**Problem statement:** The required output is a word-for-word copy of the lines from the line bearing "Give me the matplotlib source for this chart." through the line bearing "ax.add_patch(body)", inclusive, and no other lines.

**Provided records:**
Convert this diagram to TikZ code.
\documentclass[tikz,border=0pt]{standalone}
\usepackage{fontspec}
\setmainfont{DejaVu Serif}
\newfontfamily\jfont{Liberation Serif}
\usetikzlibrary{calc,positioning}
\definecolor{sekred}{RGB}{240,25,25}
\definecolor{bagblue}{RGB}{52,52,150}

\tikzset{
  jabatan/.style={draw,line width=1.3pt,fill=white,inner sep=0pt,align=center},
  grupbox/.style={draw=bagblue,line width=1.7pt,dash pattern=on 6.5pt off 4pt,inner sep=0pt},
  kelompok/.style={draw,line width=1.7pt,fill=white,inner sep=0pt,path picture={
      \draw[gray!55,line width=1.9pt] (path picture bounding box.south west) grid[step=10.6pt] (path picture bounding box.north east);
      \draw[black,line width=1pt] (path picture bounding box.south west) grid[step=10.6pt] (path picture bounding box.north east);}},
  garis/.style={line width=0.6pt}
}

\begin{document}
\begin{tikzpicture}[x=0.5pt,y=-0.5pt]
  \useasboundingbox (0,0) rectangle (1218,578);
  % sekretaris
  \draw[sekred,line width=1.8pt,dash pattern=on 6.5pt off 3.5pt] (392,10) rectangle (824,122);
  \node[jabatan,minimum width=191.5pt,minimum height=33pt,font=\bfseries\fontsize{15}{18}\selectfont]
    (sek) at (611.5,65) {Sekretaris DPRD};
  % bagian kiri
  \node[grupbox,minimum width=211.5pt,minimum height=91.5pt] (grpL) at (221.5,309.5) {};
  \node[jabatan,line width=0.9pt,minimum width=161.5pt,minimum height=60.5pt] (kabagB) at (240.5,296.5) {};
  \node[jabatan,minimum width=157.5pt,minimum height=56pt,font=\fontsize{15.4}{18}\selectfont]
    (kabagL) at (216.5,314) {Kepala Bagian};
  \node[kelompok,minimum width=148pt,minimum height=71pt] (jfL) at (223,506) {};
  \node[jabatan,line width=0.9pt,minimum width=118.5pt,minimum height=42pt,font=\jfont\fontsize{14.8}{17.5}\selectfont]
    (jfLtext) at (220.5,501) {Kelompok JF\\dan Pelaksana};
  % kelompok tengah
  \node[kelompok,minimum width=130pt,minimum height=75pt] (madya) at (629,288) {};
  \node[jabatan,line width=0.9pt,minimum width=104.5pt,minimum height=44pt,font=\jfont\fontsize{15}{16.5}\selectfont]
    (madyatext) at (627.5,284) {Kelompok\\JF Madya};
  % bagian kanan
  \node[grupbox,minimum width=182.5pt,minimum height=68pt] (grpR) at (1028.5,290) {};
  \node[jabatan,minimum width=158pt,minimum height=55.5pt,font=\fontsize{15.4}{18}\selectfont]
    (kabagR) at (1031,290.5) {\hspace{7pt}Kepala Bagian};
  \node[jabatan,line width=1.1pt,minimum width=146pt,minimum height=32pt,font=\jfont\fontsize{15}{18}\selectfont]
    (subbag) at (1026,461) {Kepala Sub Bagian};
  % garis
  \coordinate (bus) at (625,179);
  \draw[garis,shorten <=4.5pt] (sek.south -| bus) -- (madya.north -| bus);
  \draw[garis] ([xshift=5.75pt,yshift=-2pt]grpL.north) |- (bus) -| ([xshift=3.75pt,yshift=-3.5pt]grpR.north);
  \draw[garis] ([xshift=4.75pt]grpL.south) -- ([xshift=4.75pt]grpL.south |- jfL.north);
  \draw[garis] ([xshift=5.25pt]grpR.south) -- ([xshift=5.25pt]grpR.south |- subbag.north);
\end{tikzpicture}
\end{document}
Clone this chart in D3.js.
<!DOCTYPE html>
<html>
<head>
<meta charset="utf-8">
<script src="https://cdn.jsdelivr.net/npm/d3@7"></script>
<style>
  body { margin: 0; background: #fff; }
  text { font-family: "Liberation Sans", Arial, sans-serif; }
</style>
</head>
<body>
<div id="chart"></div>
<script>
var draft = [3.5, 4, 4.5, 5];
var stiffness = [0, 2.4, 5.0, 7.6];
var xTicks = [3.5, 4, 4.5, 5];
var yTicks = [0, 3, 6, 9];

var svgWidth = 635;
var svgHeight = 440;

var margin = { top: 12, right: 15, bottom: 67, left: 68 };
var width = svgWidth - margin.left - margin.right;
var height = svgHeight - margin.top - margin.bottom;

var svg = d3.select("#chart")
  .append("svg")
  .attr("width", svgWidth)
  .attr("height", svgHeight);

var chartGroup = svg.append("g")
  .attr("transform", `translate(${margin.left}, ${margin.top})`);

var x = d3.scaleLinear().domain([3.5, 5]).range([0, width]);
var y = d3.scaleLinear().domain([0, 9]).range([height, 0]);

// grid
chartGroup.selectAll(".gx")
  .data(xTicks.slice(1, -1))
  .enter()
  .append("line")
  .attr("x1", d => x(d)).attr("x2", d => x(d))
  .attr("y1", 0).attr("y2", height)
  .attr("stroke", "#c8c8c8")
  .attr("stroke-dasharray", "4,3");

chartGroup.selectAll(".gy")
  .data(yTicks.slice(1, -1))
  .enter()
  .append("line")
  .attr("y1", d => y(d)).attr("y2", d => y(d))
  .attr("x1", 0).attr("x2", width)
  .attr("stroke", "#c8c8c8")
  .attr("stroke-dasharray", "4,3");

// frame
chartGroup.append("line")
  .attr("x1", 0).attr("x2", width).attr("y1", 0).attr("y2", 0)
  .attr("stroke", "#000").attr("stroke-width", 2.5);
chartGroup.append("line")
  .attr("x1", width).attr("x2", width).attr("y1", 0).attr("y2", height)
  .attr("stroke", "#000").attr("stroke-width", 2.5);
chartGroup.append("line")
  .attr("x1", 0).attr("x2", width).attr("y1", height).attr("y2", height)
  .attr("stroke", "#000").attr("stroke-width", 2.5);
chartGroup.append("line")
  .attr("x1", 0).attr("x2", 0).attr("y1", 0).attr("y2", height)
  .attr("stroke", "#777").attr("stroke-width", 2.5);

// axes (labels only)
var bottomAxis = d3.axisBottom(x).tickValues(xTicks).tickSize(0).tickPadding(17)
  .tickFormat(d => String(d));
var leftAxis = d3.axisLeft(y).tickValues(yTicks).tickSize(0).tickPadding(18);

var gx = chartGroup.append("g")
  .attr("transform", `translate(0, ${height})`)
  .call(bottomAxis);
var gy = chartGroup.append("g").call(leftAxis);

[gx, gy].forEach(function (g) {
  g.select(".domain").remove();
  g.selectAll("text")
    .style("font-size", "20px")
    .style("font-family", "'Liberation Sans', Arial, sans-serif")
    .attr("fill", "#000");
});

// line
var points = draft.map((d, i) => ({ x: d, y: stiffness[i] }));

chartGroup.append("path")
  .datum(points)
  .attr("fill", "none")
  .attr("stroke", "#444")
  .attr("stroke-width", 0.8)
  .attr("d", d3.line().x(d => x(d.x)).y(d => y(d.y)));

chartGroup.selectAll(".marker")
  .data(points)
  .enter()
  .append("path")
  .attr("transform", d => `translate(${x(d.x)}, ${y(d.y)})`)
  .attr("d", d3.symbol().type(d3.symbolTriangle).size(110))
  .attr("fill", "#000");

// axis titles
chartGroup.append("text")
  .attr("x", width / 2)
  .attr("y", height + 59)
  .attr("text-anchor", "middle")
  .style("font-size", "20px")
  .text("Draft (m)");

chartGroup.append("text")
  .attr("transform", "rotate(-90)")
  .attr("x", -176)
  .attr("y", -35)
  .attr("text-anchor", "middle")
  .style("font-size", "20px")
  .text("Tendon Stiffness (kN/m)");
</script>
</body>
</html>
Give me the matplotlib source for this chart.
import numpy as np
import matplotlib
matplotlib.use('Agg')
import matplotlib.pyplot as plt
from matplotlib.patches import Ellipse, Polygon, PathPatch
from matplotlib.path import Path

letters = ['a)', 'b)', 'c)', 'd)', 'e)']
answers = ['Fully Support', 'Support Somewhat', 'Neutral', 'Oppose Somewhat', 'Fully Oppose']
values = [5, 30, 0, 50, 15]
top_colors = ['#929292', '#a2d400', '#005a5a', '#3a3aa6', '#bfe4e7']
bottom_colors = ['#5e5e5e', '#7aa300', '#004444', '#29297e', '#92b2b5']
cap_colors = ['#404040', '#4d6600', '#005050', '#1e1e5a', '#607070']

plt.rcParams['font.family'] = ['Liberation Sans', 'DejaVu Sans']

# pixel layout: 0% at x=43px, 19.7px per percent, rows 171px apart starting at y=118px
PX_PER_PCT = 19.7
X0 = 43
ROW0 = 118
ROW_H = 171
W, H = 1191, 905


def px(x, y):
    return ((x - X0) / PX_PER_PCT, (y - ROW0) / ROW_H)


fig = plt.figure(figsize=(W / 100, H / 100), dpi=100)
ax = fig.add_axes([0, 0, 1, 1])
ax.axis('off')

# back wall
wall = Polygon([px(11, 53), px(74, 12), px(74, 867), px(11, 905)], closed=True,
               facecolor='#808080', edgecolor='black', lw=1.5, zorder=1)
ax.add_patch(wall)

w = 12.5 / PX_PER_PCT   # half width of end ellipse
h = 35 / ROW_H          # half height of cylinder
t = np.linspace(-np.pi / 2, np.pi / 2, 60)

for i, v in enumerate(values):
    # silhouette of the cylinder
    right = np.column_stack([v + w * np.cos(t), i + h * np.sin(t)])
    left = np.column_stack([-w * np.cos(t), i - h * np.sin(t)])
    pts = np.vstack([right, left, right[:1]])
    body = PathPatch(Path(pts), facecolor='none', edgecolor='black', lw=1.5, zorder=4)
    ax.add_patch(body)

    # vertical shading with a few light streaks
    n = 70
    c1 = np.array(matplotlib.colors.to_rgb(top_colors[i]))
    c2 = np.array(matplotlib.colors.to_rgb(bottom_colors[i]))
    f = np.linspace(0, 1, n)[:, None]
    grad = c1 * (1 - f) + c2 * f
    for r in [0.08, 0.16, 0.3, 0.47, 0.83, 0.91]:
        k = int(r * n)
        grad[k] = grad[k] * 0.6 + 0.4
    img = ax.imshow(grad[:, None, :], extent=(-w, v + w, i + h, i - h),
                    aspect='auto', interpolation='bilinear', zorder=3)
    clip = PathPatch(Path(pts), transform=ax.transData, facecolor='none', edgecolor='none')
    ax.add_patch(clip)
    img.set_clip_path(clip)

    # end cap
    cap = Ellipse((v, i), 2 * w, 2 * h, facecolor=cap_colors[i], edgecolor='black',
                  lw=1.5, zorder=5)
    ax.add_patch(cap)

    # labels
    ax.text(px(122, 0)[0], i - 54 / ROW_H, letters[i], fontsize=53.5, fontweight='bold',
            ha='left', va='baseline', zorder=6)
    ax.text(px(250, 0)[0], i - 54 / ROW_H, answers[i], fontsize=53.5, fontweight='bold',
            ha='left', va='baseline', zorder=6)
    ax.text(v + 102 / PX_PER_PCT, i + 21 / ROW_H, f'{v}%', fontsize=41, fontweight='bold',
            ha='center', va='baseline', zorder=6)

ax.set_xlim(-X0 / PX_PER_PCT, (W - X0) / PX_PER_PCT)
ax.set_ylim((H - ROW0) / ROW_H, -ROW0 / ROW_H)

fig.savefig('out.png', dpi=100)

**Finished exercise:**
Give me the matplotlib source for this chart.
import numpy as np
import matplotlib
matplotlib.use('Agg')
import matplotlib.pyplot as plt
from matplotlib.patches import Ellipse, Polygon, PathPatch
from matplotlib.path import Path

letters = ['a)', 'b)', 'c)', 'd)', 'e)']
answers = ['Fully Support', 'Support Somewhat', 'Neutral', 'Oppose Somewhat', 'Fully Oppose']
values = [5, 30, 0, 50, 15]
top_colors = ['#929292', '#a2d400', '#005a5a', '#3a3aa6', '#bfe4e7']
bottom_colors = ['#5e5e5e', '#7aa300', '#004444', '#29297e', '#92b2b5']
cap_colors = ['#404040', '#4d6600', '#005050', '#1e1e5a', '#607070']

plt.rcParams['font.family'] = ['Liberation Sans', 'DejaVu Sans']

# pixel layout: 0% at x=43px, 19.7px per percent, rows 171px apart starting at y=118px
PX_PER_PCT = 19.7
X0 = 43
ROW0 = 118
ROW_H = 171
W, H = 1191, 905


def px(x, y):
    return ((x - X0) / PX_PER_PCT, (y - ROW0) / ROW_H)


fig = plt.figure(figsize=(W / 100, H / 100), dpi=100)
ax = fig.add_axes([0, 0, 1, 1])
ax.axis('off')

# back wall
wall = Polygon([px(11, 53), px(74, 12), px(74, 867), px(11, 905)], closed=True,
               facecolor='#808080', edgecolor='black', lw=1.5, zorder=1)
ax.add_patch(wall)

w = 12.5 / PX_PER_PCT   # half width of end ellipse
h = 35 / ROW_H          # half height of cylinder
t = np.linspace(-np.pi / 2, np.pi / 2, 60)

for i, v in enumerate(values):
    # silhouette of the cylinder
    right = np.column_stack([v + w * np.cos(t), i + h * np.sin(t)])
    left = np.column_stack([-w * np.cos(t), i - h * np.sin(t)])
    pts = np.vstack([right, left, right[:1]])
    body = PathPatch(Path(pts), facecolor='none', edgecolor='black', lw=1.5, zorder=4)
    ax.add_patch(body)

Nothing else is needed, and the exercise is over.